SAMEDI 16 JANVIER - 20H30
long métrage
Pier Paolo Pasolini / Italie / 1975 / 1h55
Durant la République fasciste de Salo,
quatre seigneurs élaborent un règlement
pervers auquel ils vont se conformer. Ils
sélectionnent huit représentants des deux
sexes qui deviendront les victimes de
leurs pratiques les plus dégradantes. Tous
s’enferment alors dans une villa près de
Marzabotto afin d’y passer 120 jours en respectant
les règles de leur code terrifiant.
Séance suivie d’un débat.
En partenariat avec l’association
Un Autre Écran.
L’association a pour but de regarder la société à
travers le prisme de la culture homosexuelle, ou
du regard sur cette culture, telle qu’elle s’exprime
au cinéma. Un Autre Écran projette des films et
apporte sur eux un éclairage qu’il veut savant,
ouvert et convivial.
http://unautreecran.free.fr
Salo ou les 120 Journées de Sodome
par Olivier Denhez, association Un Autre Ecran
L’association Un Autre Ecran vous présente ses meilleurs voeux cinématographiques pour 2010. Elle voue convie à un rendez-vous qui fera date le samedi 16 janvier 2010 à 20h30 à L’hybride. C’est en effet l’ultime et terrible film de Pasolini, Salo, qui vous sera présenté. Le film dont on parle tant mais qu’on a rarement vu. Qu’on a rarement l’occasion de voir en tout cas, tant sa violence et son pessimisme continuent, trente-cinq ans après sa sortie, à mettre mal à l’aise et inhiber les programmateurs de salles de cinéma et de télévision (le film n’a jamais été projeté en France sur les chaînes de télévision publiques). Venez donc en juger par vous-mêmes !
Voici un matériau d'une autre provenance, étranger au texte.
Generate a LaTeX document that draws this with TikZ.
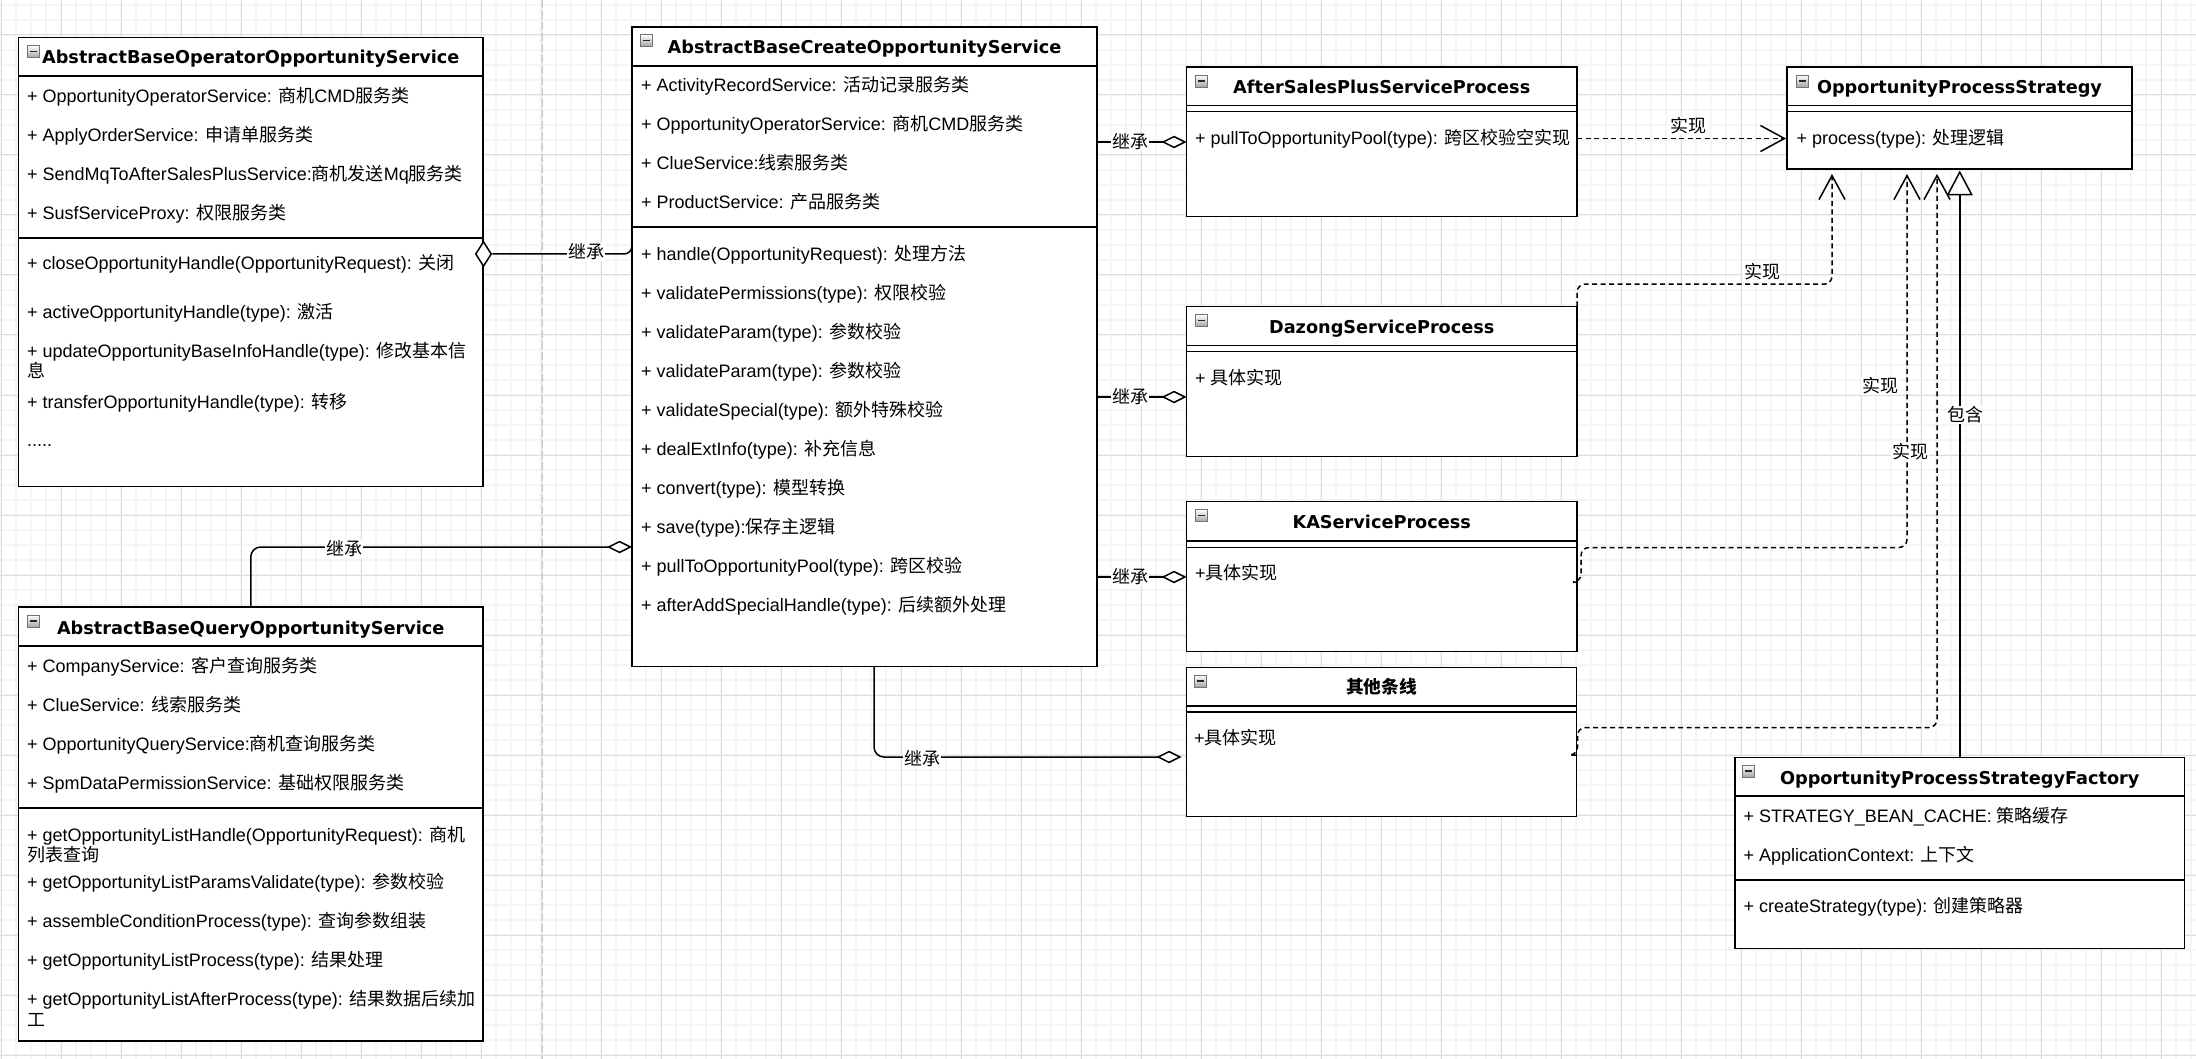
\documentclass[tikz,border=0pt]{standalone}
\usepackage{fontspec}
\setmainfont{Liberation Sans}
\newfontfamily\zhfont{Noto Sans CJK SC}
\newfontfamily\hdfont{DejaVu Sans}
\usetikzlibrary{arrows.meta,calc,shapes.geometric}
\newcommand{\zh}[1]{{\zhfont #1}}
\newcommand{\clsep}[2]{\draw[sep] ($(#1.north west)+(0,#2)$) -- ($(#1.north east)+(0,#2)$);}
\begin{document}
\begin{tikzpicture}[x=1pt,y=-1pt,
  cbox/.style={rectangle, draw=black, line width=1.8, fill=white, inner sep=0, outer sep=0},
  sep/.style={draw=black, line width=1.6},
  hd/.style={font=\hdfont\bfseries\fontsize{17.7}{20}\selectfont, anchor=base, inner sep=0},
  row/.style={font=\fontsize{18}{20}\selectfont, anchor=base west, inner sep=0},
  lbl/.style={font=\zhfont\fontsize{18}{20}\selectfont, fill=white, inner sep=1, anchor=center},
  icon/.style={rectangle, draw=black!55, line width=0.8, top color=white, bottom color=black!35, minimum size=12, inner sep=0,
    path picture={\draw[line width=1.6, black!85] ([xshift=-3.5pt]path picture bounding box.center) -- ([xshift=3.5pt]path picture bounding box.center);}},
  gminor/.style={draw=black!4, line width=1.3},
  gmajor/.style={draw=black!13, line width=1},
  agg/.style={draw=black, line width=1.5, -{Diamond[fill=white, length=25pt, width=12.5pt]}},
  real/.style={draw=black, line width=1.5, dash pattern=on 5pt off 3.5pt, -{Straight Barb[length=24pt, width=26pt]}},
  incl/.style={draw=black, line width=1.5, -{Triangle[fill=white, length=25pt, width=26pt]}}
]
\useasboundingbox (0,0) rectangle (2196,1059);
\fill[white] (0,0) rectangle (2196,1059);
% grid
\foreach \gx in {1,16,...,2196} {\draw[gminor] (\gx,0) -- (\gx,1059);}
\foreach \gy in {5,20,...,1059} {\draw[gminor] (0,\gy) -- (2196,\gy);}
\foreach \gx in {1,61,...,2196} {\draw[gmajor] (\gx,0) -- (\gx,1059);}
\foreach \gy in {35,95,...,1059} {\draw[gmajor] (0,\gy) -- (2196,\gy);}
\draw[black!22, line width=1, dash pattern=on 8pt off 3pt] (542,0) -- (542,1059);

% ---------- boxes ----------
\node[cbox, minimum width=464.5, minimum height=449] (op) at (250.75,262) {};
\node[cbox, minimum width=465, minimum height=639.5] (cr) at (864.5,346.75) {};
\node[cbox, minimum width=464.5, minimum height=434] (qu) at (250.75,824) {};
\node[cbox, minimum width=390.5, minimum height=149.5] (as) at (1381.75,141.75) {};
\node[cbox, minimum width=345, minimum height=102] (st) at (1959.5,118) {};
\node[cbox, minimum width=390.5, minimum height=150] (dz) at (1381.75,381.5) {};
\node[cbox, minimum width=390.5, minimum height=150] (ka) at (1381.75,576.5) {};
\node[cbox, minimum width=390, minimum height=149] (qt) at (1381.5,742) {};
\node[cbox, minimum width=449.5, minimum height=191] (fa) at (1959.75,853) {};

\clsep{op}{38.5} \clsep{op}{200.5}
\clsep{cr}{39} \clsep{cr}{199.8}
\clsep{qu}{39} \clsep{qu}{201}
\clsep{as}{38.7} \clsep{as}{44.7}
\clsep{st}{38.7} \clsep{st}{44.7}
\clsep{dz}{39.2} \clsep{dz}{45.2}
\clsep{ka}{39.5} \clsep{ka}{45.8}
\clsep{qt}{38.2} \clsep{qt}{44.2}
\clsep{fa}{38.5} \clsep{fa}{122.5}

% icons
\node[icon] (op-i) at (33.5,51.5) {};
\node[icon] (cr-i) at (646,40.5) {};
\node[icon] (qu-i) at (33.5,621) {};
\node[icon] (as-i) at (1201.5,81) {};
\node[icon] (st-i) at (1802,81) {};
\node[icon] (dz-i) at (1201.5,320.5) {};
\node[icon] (ka-i) at (1201.5,515.5) {};
\node[icon] (qt-i) at (1200,681) {};
\node[icon] (fa-i) at (1748.5,771) {};

% headers
\node[hd] (op-h) at (250.75,63.3) {AbstractBaseOperatorOpportunityService};
\node[hd] (cr-h) at (864.5,53.3) {AbstractBaseCreateOpportunityService};
\node[hd] (qu-h) at (250.75,634) {AbstractBaseQueryOpportunityService};
\node[hd] (as-h) at (1381.75,94) {AfterSalesPlusServiceProcess};
\node[hd] (st-h) at (1959.5,94) {OpportunityProcessStrategy};
\node[hd] (dz-h) at (1381.75,334) {DazongServiceProcess};
\node[hd] (ka-h) at (1381.75,528) {KAServiceProcess};
\node[hd] (qt-h) at (1381.5,693.5) {\zhfont 其他条线};
\node[hd] (fa-h) at (1959.75,784) {OpportunityProcessStrategyFactory};

% Operator rows
\node[row] (op-a1) at (27,102.5) {+ OpportunityOperatorService: \zh{商机}CMD\zh{服务类}};
\node[row] (op-a2) at (27,141.5) {+ ApplyOrderService: \zh{申请单服务类}};
\node[row] (op-a3) at (27,180.5) {+ SendMqToAfterSalesPlusService:\zh{商机发送}Mq\zh{服务类}};
\node[row] (op-a4) at (27,219.5) {+ SusfServiceProxy: \zh{权限服务类}};
\node[row] (op-m1) at (27,269.5) {+ closeOpportunityHandle(OpportunityRequest): \zh{关闭}};
\node[row] (op-m2) at (27,318.5) {+ activeOpportunityHandle(type): \zh{激活}};
\node[row] (op-m3) at (27,357.5) {+ updateOpportunityBaseInfoHandle(type): \zh{修改基本信}};
\node[row] (op-m3b) at (27,377.5) {\zh{息}};
\node[row] (op-m4) at (27,408.5) {+ transferOpportunityHandle(type): \zh{转移}};
\node[row] (op-m5) at (27,446) {.....};

% Create rows
\node[row] (cr-a1) at (641,92) {+ ActivityRecordService: \zh{活动记录服务类}};
\node[row] (cr-a2) at (641,131) {+ OpportunityOperatorService: \zh{商机}CMD\zh{服务类}};
\node[row] (cr-a3) at (641,170) {+ ClueService:\zh{线索服务类}};
\node[row] (cr-a4) at (641,209) {+ ProductService: \zh{产品服务类}};
\node[row] (cr-m1) at (641,260.2) {+ handle(OpportunityRequest): \zh{处理方法}};
\node[row] (cr-m2) at (641,299.2) {+ validatePermissions(type): \zh{权限校验}};
\node[row] (cr-m3) at (641,338.2) {+ validateParam(type): \zh{参数校验}};
\node[row] (cr-m4) at (641,377.2) {+ validateParam(type): \zh{参数校验}};
\node[row] (cr-m5) at (641,416.2) {+ validateSpecial(type): \zh{额外特殊校验}};
\node[row] (cr-m6) at (641,455.2) {+ dealExtInfo(type): \zh{补充信息}};
\node[row] (cr-m7) at (641,494.2) {+ convert(type): \zh{模型转换}};
\node[row] (cr-m8) at (641,533.2) {+ save(type):\zh{保存主逻辑}};
\node[row] (cr-m9) at (641,572.2) {+ pullToOpportunityPool(type): \zh{跨区校验}};
\node[row] (cr-m10) at (641,611.2) {+ afterAddSpecialHandle(type): \zh{后续额外处理}};

% Query rows
\node[row] (qu-a1) at (27,672.5) {+ CompanyService: \zh{客户查询服务类}};
\node[row] (qu-a2) at (27,711.5) {+ ClueService: \zh{线索服务类}};
\node[row] (qu-a3) at (27,750.5) {+ OpportunityQueryService:\zh{商机查询服务类}};
\node[row] (qu-a4) at (27,789.5) {+ SpmDataPermissionService: \zh{基础权限服务类}};
\node[row] (qu-m1) at (27,841) {+ getOpportunityListHandle(OpportunityRequest): \zh{商机}};
\node[row] (qu-m1b) at (27,861.5) {\zh{列表查询}};
\node[row] (qu-m2) at (27,888) {+ getOpportunityListParamsValidate(type): \zh{参数校验}};
\node[row] (qu-m3) at (27,927) {+ assembleConditionProcess(type): \zh{查询参数组装}};
\node[row] (qu-m4) at (27,966.5) {+ getOpportunityListProcess(type): \zh{结果处理}};
\node[row] (qu-m5) at (27,1005) {+ getOpportunityListAfterProcess(type): \zh{结果数据后续加}};
\node[row] (qu-m5b) at (27,1026.5) {\zh{工}};

% small classes
\node[row] (as-m1) at (1195,144.8) {+ pullToOpportunityPool(type): \zh{跨区校验空实现}};
\node[row] (st-m1) at (1796.5,144.8) {+ process(type): \zh{处理逻辑}};
\node[row] (dz-m1) at (1195,384.2) {+ \zh{具体实现}};
\node[row] (ka-m1) at (1195,579.8) {+\zh{具体实现}};
\node[row] (qt-m1) at (1194,744.8) {+\zh{具体实现}};

% Factory rows
\node[row] (fa-a1) at (1743.5,822.5) {+ STRATEGY\_BEAN\_CACHE: \zh{策略缓存}};
\node[row] (fa-a2) at (1743.5,861.5) {+ ApplicationContext: \zh{上下文}};
\node[row] (fa-m1) at (1743.5,912.5) {+ createStrategy(type): \zh{创建策略器}};

% ---------- connectors ----------
\node[diamond, draw=black, fill=white, line width=1.5, minimum width=16, minimum height=25, inner sep=0] (d1) at (483.5,254) {};
\draw[draw=black, line width=1.5, rounded corners=8] (d1.east) -| ($(cr.north west)+(0,214)$);
\node[lbl] (l1) at (586,252) {继承};

\draw[agg] ($(cr.north east)+(0,115)$) -- ($(as.north west)+(0,75)$);
\node[lbl] (l2) at (1130,142) {继承};
\draw[agg] ($(cr.north east)+(0,370)$) -- ($(dz.north west)+(0,90.5)$);
\node[lbl] (l3) at (1130,397) {继承};
\draw[agg] ($(cr.north east)+(0,550)$) -- ($(ka.north west)+(0,75.5)$);
\node[lbl] (l4) at (1130,577) {继承};

\draw[agg, rounded corners=10] (qu.north) |- ($(cr.north west)+(0,520)$);
\node[lbl] (l5) at (344,549) {继承};

\draw[agg, rounded corners=10] ($(cr.south west)+(242,0)$) |- ($(qt.north west)+(-5,89.5)$);
\node[lbl] (l6) at (922,759) {继承};

\draw[real] ($(as.north east)+(0,71.5)$) -- ($(st.north west)+(-1,71.5)$);
\node[lbl] (l7) at (1688,126) {实现};

\draw[real, rounded corners=8] (dz.north east) -- ($(dz.north east)+(0,-22.3)$) -| ($(st.south west)+(45,5)$);
\node[lbl] (l8) at (1762,272) {实现};

\draw[real, rounded corners=8] ($(ka.north east)+(0,80.5)$) -- ($(ka.north east)+(4,80.5)$) -- ($(ka.north east)+(4,46)$) -| ($(st.south west)+(120,5)$);
\node[lbl] (l9) at (1880,386) {实现};

\draw[real, rounded corners=8] ($(qt.north east)+(0,87.5)$) -- ($(qt.north east)+(1,87.5)$) -- ($(qt.north east)+(1,60)$) -| ($(st.south west)+(150,5)$);
\node[lbl] (l10) at (1910,452) {实现};

\draw[incl] (fa.north) -- ($(st.south west)+(172.75,1.5)$);
\node[lbl] (l11) at (1965,415) {包含};
\end{tikzpicture}
\end{document}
Pasolini, travaillant à une adaptation du fameux roman de Sade écrit en 1785 à la Bastille et jamais publié de son vivant, eut l’idée d’une transposition contemporaine d’un récit qui narrait avec force détails les supplices sexuels infligés par des seigneurs libertins aux jeunes gens qu’ils avaient fait enlever afin de les soumettre à leurs caprices. Le cinéaste imagina de faire de l’oeuvre de Sade la métaphore d’un pouvoir absolu sur lequel ne pèserait aucune contrainte d’ordre moral : la République fasciste de Salo fondée en septembre 1943 par Mussolini fournissait un cadre historique idéal à l’expression d’un pouvoir de ce type, qui pourrait pratiquer en toute impunité les pires exactions. “Tout le raisonnement de Sade a une fonction bien spécifique : représenter ce que le pouvoir peut faire du corps humain. La réduction du corps à l’état de chose, l’annulation de la personnalité de l’autre. C’est un film sur le pouvoir mais aussi sur l’anarchie du pouvoir”, expliquait le cinéaste. Les quatre aristocrates du roman de Sade sont ici remplacés par quatre dignitaires fascistes qui rassemblent leurs victimes dans un palais isolé et solidement gardé. S’y dérouleront les atrocités voulues par les maîtres des lieux, selon un programme élaboré dès le départ et où on a pris garde de préciser que tout ce qui est excessif est souhaitable. Pasolini emprunte à L’Enfer de Dante une suite de Cercles que parcourront les victimes et qui les mènera, au terme d’épreuves douloureuses et d’humiliations, à la mort.
La sexualité est partout dans Salo. Non pas la sexualité solaire, rayonnante de la Trilogie de la Vie (Le Décaméron, Les Contes de Canterbury, Les Mille et une nuits) réalisée peu de temps auparavant, mais une sexualité noire, mutilante, morbide. Le corps des jeunes victimes n’est plus qu’un objet de consommation, qu’on finira par détruire après qu’on en eut épuisé toutes les possibilités de jouissance. Certains plans du film sont insupportables mais Pasolini réussit, par une esthétique étudiée et des procédés rhétoriques qui alternent tension et relâchement, à créer une distance qui permet au spectateur d’aller jusqu’au bout de cette expérience cinématographique à nulle autre pareille, dont on ressort profondément bouleversé.